Peter Williams wrote:
I do not understand controlling the nice value? Most cpu control the
bandwidth/time - are there any advantages to controlling the nice
value?
Trying to control CPU allocations purely using time allocations will
only work well for CPU bound processes. Furthermore, the faster CPUs
become the more this will be the case.
The resource we are controlling is CPU bandwidth, what other parameters can we
use to control it?. Nice values indirectly control the time a task gets, but
also affects its priority. Even if a task is not CPU bound, we are only
interested in its CPU bandwidth utilization in the CPU resource controller.
How does this interplay with dynamic priorities that the
scheduler currently maintains?
But your implication here is valid.

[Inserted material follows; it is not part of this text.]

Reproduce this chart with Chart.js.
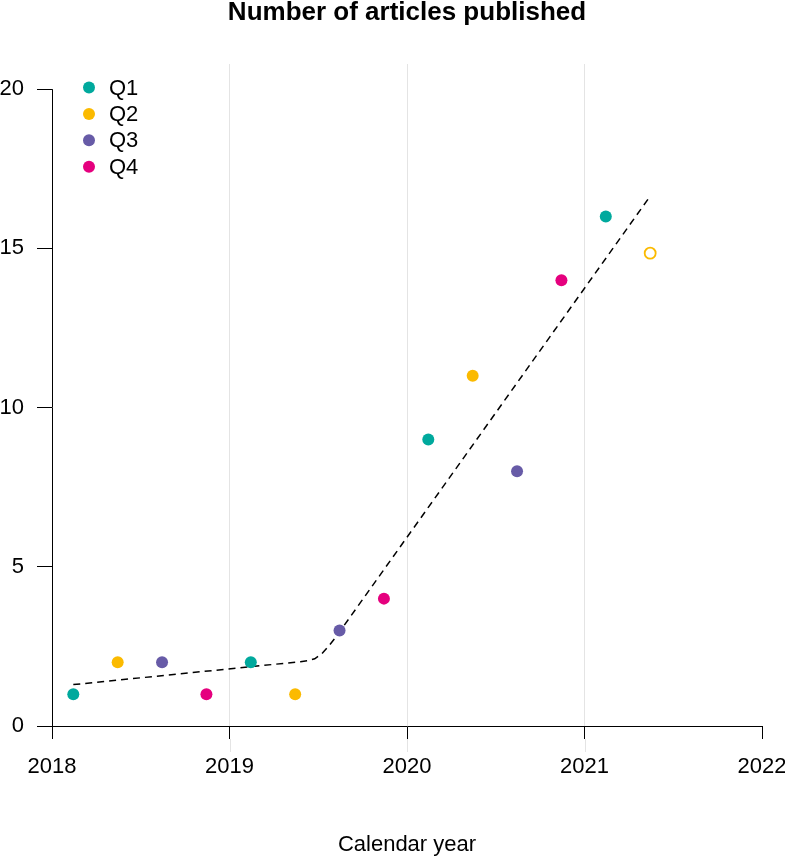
<!DOCTYPE html>
<html><head><meta charset="utf-8">
<script src="https://cdn.jsdelivr.net/npm/chart.js@4.4.1/dist/chart.umd.min.js"></script>
<style>html,body{margin:0;padding:0;background:#fff}canvas{display:block}</style>
</head><body>
<canvas id="c" width="785" height="858"></canvas>
<script>
const years = [2018, 2019, 2020, 2021];
const quarterLabels = ['Q1', 'Q2', 'Q3', 'Q4'];
const quarterMid = [0.12, 0.37, 0.62, 0.87];
const q1Values = [1, 2, 9, 16];
const q2Values = [2, 1, 11];
const q3Values = [2, 3, 8];
const q4Values = [1, 4, 14];
const q2PartialYears = [2021];
const q2PartialValues = [14.85];
const trendX = [2018.12, 2019.40, 2019.44, 2019.48, 2019.52, 2019.56, 2019.60, 2021.37];
const trendY = [1.30, 2.02, 2.05, 2.11, 2.27, 2.52, 2.80, 16.64];
const xTicks = [2018, 2019, 2020, 2021, 2022];
const yTicks = [0, 5, 10, 15, 20];
const gridYears = [2019, 2020, 2021];

const quarterColors = ['#00A99D', '#FBBA00', '#675BA7', '#E5007E'];
const FONT = "'Liberation Sans', Arial, Helvetica, sans-serif";

Chart.defaults.font.family = FONT;
Chart.defaults.color = '#000';

function toPoints(vals, q, yrs) {
  const ys = yrs || years;
  return vals.map((v, i) => ({ x: ys[i] + quarterMid[q], y: v }));
}
const qValues = [q1Values, q2Values, q3Values, q4Values];

const datasets = [
  {
    label: 'trend',
    data: trendX.map((x, i) => ({ x: x, y: trendY[i] })),
    showLine: true,
    borderColor: '#000',
    borderWidth: 1.5,
    borderDash: [7, 5],
    pointRadius: 0,
    fill: false,
    tension: 0,
    order: 10
  }
];
qValues.forEach((vals, q) => {
  datasets.push({
    label: quarterLabels[q],
    data: toPoints(vals, q),
    pointRadius: 6,
    pointBackgroundColor: quarterColors[q],
    pointBorderWidth: 0,
    borderColor: quarterColors[q],
    showLine: false,
    order: 0
  });
});
datasets.push({
  label: 'Q2 (partial)',
  data: toPoints(q2PartialValues, 1, q2PartialYears),
  pointRadius: 5.5,
  pointBackgroundColor: '#fff',
  pointBorderColor: quarterColors[1],
  pointBorderWidth: 1.8,
  showLine: false,
  order: 0
});

const extras = {
  id: 'extras',
  beforeDatasetsDraw(chart) {
    const ctx = chart.ctx;
    const x = chart.scales.x, y = chart.scales.y;
    const a = chart.chartArea;
    const left = Math.round(x.getPixelForValue(xTicks[0])) + 0.5;
    ctx.save();
    ctx.strokeStyle = '#e4e4e4';
    ctx.lineWidth = 1;
    gridYears.forEach(g => {
      const gx = Math.round(x.getPixelForValue(g)) + 0.5;
      ctx.beginPath();
      ctx.moveTo(gx, a.bottom + 13);
      ctx.lineTo(gx, a.bottom + 26);
      ctx.stroke();
    });
    ctx.strokeStyle = '#000';
    ctx.beginPath();
    ctx.moveTo(left, y.getPixelForValue(yTicks[0]));
    ctx.lineTo(left, y.getPixelForValue(yTicks[yTicks.length - 1]));
    ctx.stroke();
    ctx.restore();
  },
  afterDatasetsDraw(chart) {
    const ctx = chart.ctx;
    const a = chart.chartArea;
    ctx.save();
    ctx.font = '22px ' + FONT;
    ctx.textBaseline = 'middle';
    ctx.textAlign = 'left';
    quarterLabels.forEach((lab, i) => {
      const cy = a.top + 23.5 + i * 26.4;
      ctx.fillStyle = quarterColors[i];
      ctx.beginPath();
      ctx.arc(a.left + 37, cy, 6, 0, Math.PI * 2);
      ctx.fill();
      ctx.fillStyle = '#000';
      ctx.fillText(lab, a.left + 57, cy + 1);
    });
    ctx.restore();
  }
};

new Chart(document.getElementById('c'), {
  type: 'scatter',
  data: { datasets: datasets },
  options: {
    responsive: false,
    animation: false,
    layout: { padding: { left: 0, right: 23, top: 0, bottom: 0 } },
    plugins: {
      legend: { display: false },
      tooltip: { enabled: false },
      title: {
        display: true,
        text: 'Number of articles published',
        fullSize: false,
        color: '#000',
        font: { size: 26, weight: 'bold', family: FONT, lineHeight: 1 },
        padding: { top: 0, bottom: 38 }
      }
    },
    scales: {
      x: {
        type: 'linear',
        min: 2018,
        max: 2022,
        afterBuildTicks(s) { s.ticks = xTicks.map(v => ({ value: v })); },
        afterFit(s) { s.height = 132; s.paddingRight = 23; s.paddingLeft = 0; },
        ticks: {
          font: { size: 22 },
          color: '#000',
          padding: 14.5,
          maxRotation: 0,
          autoSkip: false,
          callback: v => String(v)
        },
        grid: {
          display: true,
          drawOnChartArea: true,
          color: c => (c.tick && gridYears.includes(c.tick.value)) ? '#e4e4e4' : 'rgba(0,0,0,0)',
          tickColor: '#000',
          tickLength: 13,
          lineWidth: 1
        },
        border: { display: true, color: '#000', width: 1 },
        title: {
          display: true,
          text: 'Calendar year',
          color: '#000',
          font: { size: 22 },
          padding: { top: 52, bottom: 0 }
        }
      },
      y: {
        type: 'linear',
        min: 0,
        max: 20.79,
        afterBuildTicks(s) { s.ticks = yTicks.map(v => ({ value: v })); },
        afterFit(s) { s.width = 52; },
        ticks: {
          font: { size: 22 },
          color: '#000',
          padding: 13,
          autoSkip: false,
          callback: v => String(v)
        },
        grid: {
          display: true,
          drawOnChartArea: false,
          tickColor: '#000',
          tickLength: 15,
          lineWidth: 1
        },
        border: { display: false }
      }
    }
  },
  plugins: [extras]
});
</script>
</body></html>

It is better to fiddle with the
dynamic priorities than with nice as this leaves nice for its primary
purpose of enabling the sysadmin to effect the allocation of CPU
resources based on external considerations. Having said that I would
also opine that the basic mechanism this author uses to fiddle the nice
values could be applied to the dynamic priorities instead with the key
difference being that nice can be fiddled from outside the scheduler but
you really need to be inside the scheduler to fiddle with dynamic
priorities.
The problem with controlling nice values that I see is that nice values do not
necessarily linearly map CPU time. Changing the nice value also changes the
priority, which impacts the order in which tasks are run.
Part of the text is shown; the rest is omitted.